Japan floods: Rescue work continues amid deadly floods

Rescue work is continuing across northeast Japan, where at least three people have died in severe flooding and hundreds of people are stranded.
The deaths were in the badly hit prefectures of Tochigi and Miyagi, both north of the capital, Tokyo.
Twenty-six people are still missing, 25 of them in or around Joso city in Ibaraki, where the Kinugawa River burst its banks on Thursday.
Officials have warned of further heavy rain and the risk of mudslides.
The torrential rain comes in the wake of Typhoon Etau, which ploughed through Japan earlier this week.
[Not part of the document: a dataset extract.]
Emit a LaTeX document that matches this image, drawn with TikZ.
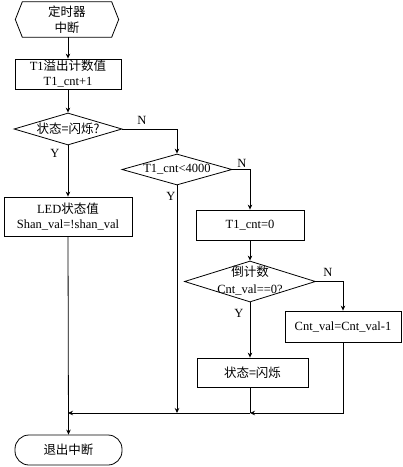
\documentclass[tikz,border=0pt]{standalone}
\usepackage{fontspec}
\setmainfont{Liberation Serif}
\newfontfamily\cjkf{Noto Sans CJK SC}
\newcommand\zhtext[1]{{\cjkf #1}}
\usetikzlibrary{arrows.meta,shapes.geometric,shapes.misc}
\begin{document}
\begin{tikzpicture}[x=1pt,y=-1pt,
  every node/.style={font=\fontsize{12.5}{15}\selectfont},
  box/.style={draw, line width=0.8pt, inner sep=0pt, align=center},
  dia/.style={draw, diamond, line width=0.8pt, inner sep=0pt},
  hexa/.style={rectangle, inner sep=0pt, align=center},
  term/.style={draw, rounded corners=14pt, line width=0.8pt, inner sep=0pt},
  line/.style={line width=0.8pt},
  arr/.style={line width=0.8pt, -{Stealth[length=5pt,width=4.5pt]}},
  lbl/.style={inner sep=0pt}]
\useasboundingbox (0,0) rectangle (403,467);

\node[hexa, minimum width=103pt, minimum height=35pt] (start) at (67,19.5) {\zhtext{定时器}\\[1pt]\zhtext{中断}};
\draw[line] ([xshift=7pt]start.north west) -- ([xshift=-7pt]start.north east) -- (start.east)
  -- ([xshift=-7pt]start.south east) -- ([xshift=7pt]start.south west) -- (start.west) -- cycle;
\node[box, minimum width=106pt, minimum height=30pt] (b1) at (68,74) {T1\zhtext{溢出计数值}\\T1\_cnt+1};
\node[dia, minimum width=108pt, minimum height=32pt] (d1) at (68,129) {};
\node[lbl] (d1t) at (68,129) {\zhtext{状态=闪烁?}};
\node[box, minimum width=128pt, minimum height=39pt] (led) at (68,216.5) {LED\zhtext{状态值}\\Shan\_val=!shan\_val};
\node[dia, minimum width=110pt, minimum height=31pt] (d2) at (177,169.5) {};
\node[lbl] (d2t) at (177,169.5) {T1\_cnt<4000};
\node[box, minimum width=108pt, minimum height=30pt] (b2) at (250,225) {T1\_cnt=0};
\node[dia, minimum width=131pt, minimum height=41pt] (d3) at (250,281.5) {};
\node[lbl, align=center] (d3t) at (250,281) {\zhtext{倒计数}\\[2pt]Cnt\_val==0?};
\node[box, minimum width=116pt, minimum height=31pt] (b3) at (343,326.5) {Cnt\_val=Cnt\_val-1};
\node[box, minimum width=111pt, minimum height=29pt] (b4) at (252.5,372.5) {\zhtext{状态=闪烁}};
\node[term, minimum width=107pt, minimum height=30pt] (end) at (68.5,450) {\zhtext{退出中断}};

\coordinate (m1) at (177,413);
\coordinate (m2) at (250,413);
\coordinate (m3) at (68,413);

\draw[arr] (start.south -| b1.north) -- (b1.north);
\draw[arr] (b1.south) -- (d1.north);
\draw[arr] (d1.east) -| (d2.north);
\draw[arr] (d1.south) -- (led.north);
\draw[arr] (d2.east) -| (b2.north);
\draw[arr] (d2.south) -- (m1);
\draw[arr] (b2.south) -- (d3.north);
\draw[arr] (d3.east) -| (b3.north);
\draw[arr] (d3.south) -- (d3.south |- b4.north);
\draw[arr] (b3.south) |- (m2);
\draw[line] (d3.south |- b4.south) -- (m2);
\draw[arr] (m2) -- (m3);
\draw[arr] (led.south) -- (end.north);

\node[lbl] (n1) at (142,120) {N};
\node[lbl] (y1) at (55,153) {Y};
\node[lbl] (n2) at (242,163) {N};
\node[lbl] (y2) at (171,196) {Y};
\node[lbl] (n3) at (328,272) {N};
\node[lbl] (y3) at (239,313) {Y};
\end{tikzpicture}
\end{document}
In other major developments on Friday:
  • More than 100,000 people were ordered to evacuate their homes in Tochigi and Ibaraki.
  • The Shibui River in the mostly rural city of Osaki in Miyagi prefecture, around 350 km (220 miles) north of Tokyo, burst its banks, inundating rice fields and houses.
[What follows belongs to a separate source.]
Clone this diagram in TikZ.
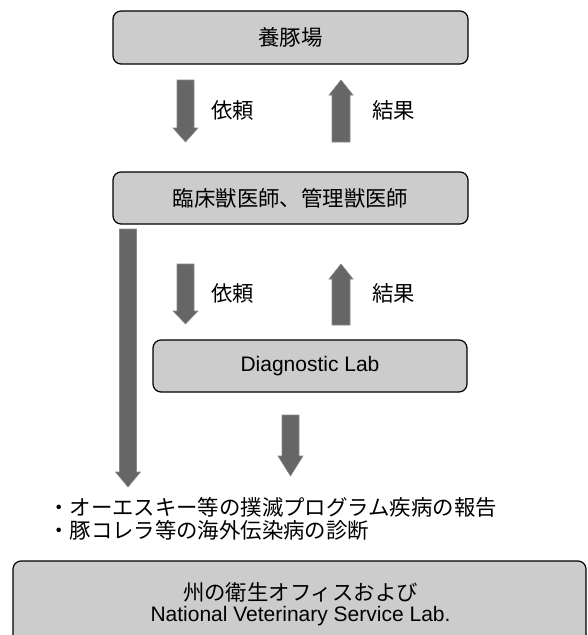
\documentclass[tikz,border=0pt]{standalone}
\usepackage{fontspec}
\setmainfont{Liberation Sans}
\newfontfamily\jp{Noto Sans CJK JP}
\usetikzlibrary{calc}
\definecolor{boxgray}{HTML}{CCCCCC}
\definecolor{arrgray}{HTML}{666666}
\definecolor{arredge}{HTML}{8A8A8A}
\tikzset{
  box/.style={draw=black, line width=1.2pt, fill=boxgray, rounded corners=8pt, inner sep=0pt, font=\fontsize{21}{25}\selectfont},
  lbl/.style={inner sep=0pt, font=\jp\fontsize{21.4}{25}\selectfont},
  blockarrow/.style={fill=arrgray, draw=arredge, line width=0.6pt},
}
% down block arrow from #1 (top) to #2 (tip), head length #3
\newcommand\darr[3]{\filldraw[blockarrow] let \p1=(#1),\p2=(#2) in
  (\x1-8.5pt,\y1) -- (\x1+8.5pt,\y1) -- (\x1+8.5pt,\y2+#3) -- (\x1+12.5pt,\y2+#3)
  -- (\x1,\y2) -- (\x1-12.5pt,\y2+#3) -- (\x1-8.5pt,\y2+#3) -- cycle;}
% up block arrow from #1 (base) to #2 (tip), head length #3
\newcommand\uarr[3]{\filldraw[blockarrow] let \p1=(#1),\p2=(#2) in
  (\x1-9pt,\y1) -- (\x1+9pt,\y1) -- (\x1+9pt,\y2-#3) -- (\x1+12pt,\y2-#3)
  -- (\x1,\y2) -- (\x1-12pt,\y2-#3) -- (\x1-9pt,\y2-#3) -- cycle;}
\begin{document}
\begin{tikzpicture}[x=1pt,y=-1pt]
\useasboundingbox (0,0) rectangle (587,635);
\clip (0,0) rectangle (587,635);
\fill[white] (0,0) rectangle (587,635);

% boxes
\node[box, minimum width=355pt, minimum height=53pt] (farm) at (290.5,37.5) {\jp\fontsize{21.4}{25}\selectfont 養豚場};
\node[box, minimum width=355pt, minimum height=52pt] (vet) at (290.5,198) {\jp\fontsize{21.4}{25}\selectfont 臨床獣医師、管理獣医師};
\node[box, minimum width=314pt, minimum height=52pt] (lab) at (310,366) {Diagnostic Lab};
\draw[box] (13,561) rectangle (586,660);
\node[inner sep=0pt, align=center, font=\fontsize{21}{20.5}\selectfont] (state) at (300.5,604)
  {{\jp\fontsize{21.4}{20.5}\selectfont 州の衛生オフィスおよび}\\National Veterinary Service Lab.};

% arrow end points
\coordinate (a1s) at (185.5,80);  \coordinate (a1e) at (185.5,142);
\coordinate (a2s) at (341,142);   \coordinate (a2e) at (341,80);
\coordinate (a3s) at (185.5,264); \coordinate (a3e) at (185.5,324);
\coordinate (a4s) at (341,325);   \coordinate (a4e) at (341,264);
\coordinate (a5s) at (128,229);   \coordinate (a5e) at (128,487);
\coordinate (a6s) at (290.5,415); \coordinate (a6e) at (290.5,476);

\darr{a1s}{a1e}{14pt}
\uarr{a2s}{a2e}{15pt}
\darr{a3s}{a3e}{13pt}
\uarr{a4s}{a4e}{15pt}
\darr{a5s}{a5e}{15pt}
\darr{a6s}{a6e}{20pt}

% labels
\node[lbl, anchor=west] (req1) at (211,110) {依頼};
\node[lbl, anchor=west] (res1) at (372,110) {結果};
\node[lbl, anchor=west] (req2) at (211,293) {依頼};
\node[lbl, anchor=west] (res2) at (372,293) {結果};

\node[lbl, anchor=west] (item1) at (48,507) {・オーエスキー等の撲滅プログラム疾病の報告};
\node[lbl, anchor=west] (item2) at (48,530) {・豚コレラ等の海外伝染病の診断};
\end{tikzpicture}
\end{document}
  • An evacuation warning was issued for 410,000 people in Sendai, capital of Miyagi, after the Nanakitagawa River flooded in Izumi ward, swamping homes.

Rooftop rescues

Officials have confirmed that a 63-year-old woman was killed when her house was hit by a landslide in Kanuma City in Tochigi.
A second woman, 48, was killed after her car was swept away in Kurihara city in Miyagi. And in hot spring resort of Nikko in Tochigi, a man died after falling into a drain he was trying to clear.
At least 27 people have been injured, eight seriously.
In Joso, which was deluged by the burst river on Thursday, nearly 6,000 emergency service workers are trying to reach stranded people. Many rescuers had worked through the night.